2. Acquisition and disposal of fixed assets and intangible assets, etc.
(1) The cumulative annual total amount for acquiring and disposing of fixed assets, intangible assets and other capital expenditures shall not exceed 10% of the latest audited net assets of the Company;
(2) The amount for any single acquisition or disposal of the aforementioned types of assets shall not exceed 5% of the latest audited net assets of the Company; and
(3) Where both the book value and appraised value of an asset are available, the higher value shall be used.
APPENDIX I
THE AMENDED PLAN ON AUTHORIZATION GRANTED BY THE GENERAL MEETING TO THE BOARD OF DIRECTORS
3. Asset write-offs
(1) The total annual write-off for debt and equity assets shall not exceed 3% of the latest audited net assets of the Company;
(2) The total annual write-off for other assets shall not exceed 1% of the latest audited net assets of the Company;
(3) The term “write-off” as used in this section refers to the accounting treatment method of offsetting assets that meet the criteria for bad debt recognition against the previously recorded asset impairment provision, directly adjusting the profit and loss or other comprehensive income, and removing the assets from the balance sheet. Debt and equity assets are those that involve risk and loss and meet the bad debt criteria outlined in the “Measures for the Administration of the Write-off of Bad Debts of Financial Enterprises (2017 Version) (《金融企業呆賬核銷管理辦法(2017年版)》)” issued by the Ministry of Finance of the PRC. Write-offs of assets other than debt and equity assets that meet the criteria of the Measures, such as the write-off of fixed assets and intangible assets, are categorized as write-offs of other assets;
(4) In the disposal of debt or equity through market means such as bundled sales, public auctions, transfers, debt forgiveness, debt-to-equity conversions or credit asset securitization, the difference between the proceeds recovered from such disposals, as stipulated in the transfer or debt forgiveness agreements, and the balance of the debt or equity (comprising the remaining investment costs and accrued interest as recognized in the financial statements) shall be accounted for within the scope of bad debt write-offs; and
(5) The term “write-off” as used in this section excludes losses resulting from market value fluctuations of financial assets that are held for day-to-day business operations, have a public trading market and are capable of normal trading.
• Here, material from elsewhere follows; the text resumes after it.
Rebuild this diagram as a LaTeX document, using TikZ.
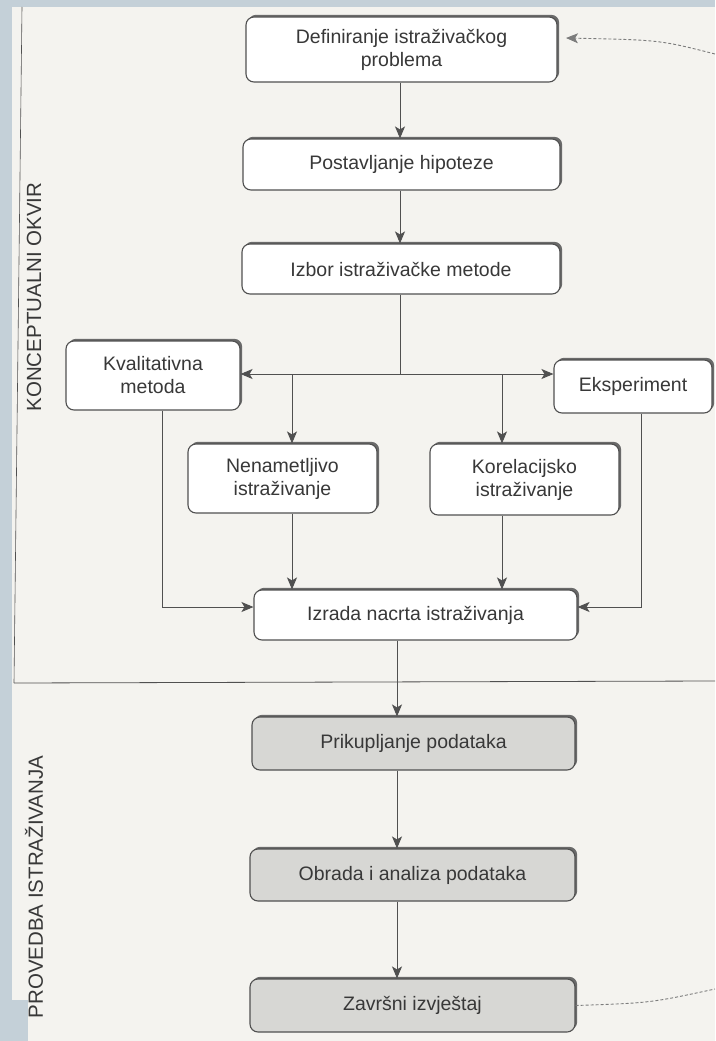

4. Establishment and adjustment of entities
The Board shall decide on the establishment and adjustment of domestic and overseas entities of the Company.
APPENDIX I
THE AMENDED PLAN ON AUTHORIZATION GRANTED BY THE GENERAL MEETING TO THE BOARD OF DIRECTORS
5. External guarantees
The Board is authorized to provide guarantees for and only for its holding subsidiaries, within the scope permitted by laws and regulations, provided that the following conditions are met:
(1) The amount of any single guarantee does not exceed 10% of the latest audited net assets of the Company;
(2) The aggregate amount of external guarantees by the Company and its holding subsidiaries does not exceed 50% of the latest audited net assets of the Company;
(3) Guarantees are provided only for entities with a gearing ratio not exceeding 70%;
(4) The cumulative amount of guarantees provided by the Company and its holding subsidiaries over twelve consecutive months does not exceed 30% of the latest audited total assets of the Company;
(5) The cumulative amount of guarantees provided by the Company and its holding subsidiaries over twelve consecutive months does not exceed 50% of the latest audited net assets of the Company; and
(6) Guarantees do not exceed the shareholding percentage of the Company.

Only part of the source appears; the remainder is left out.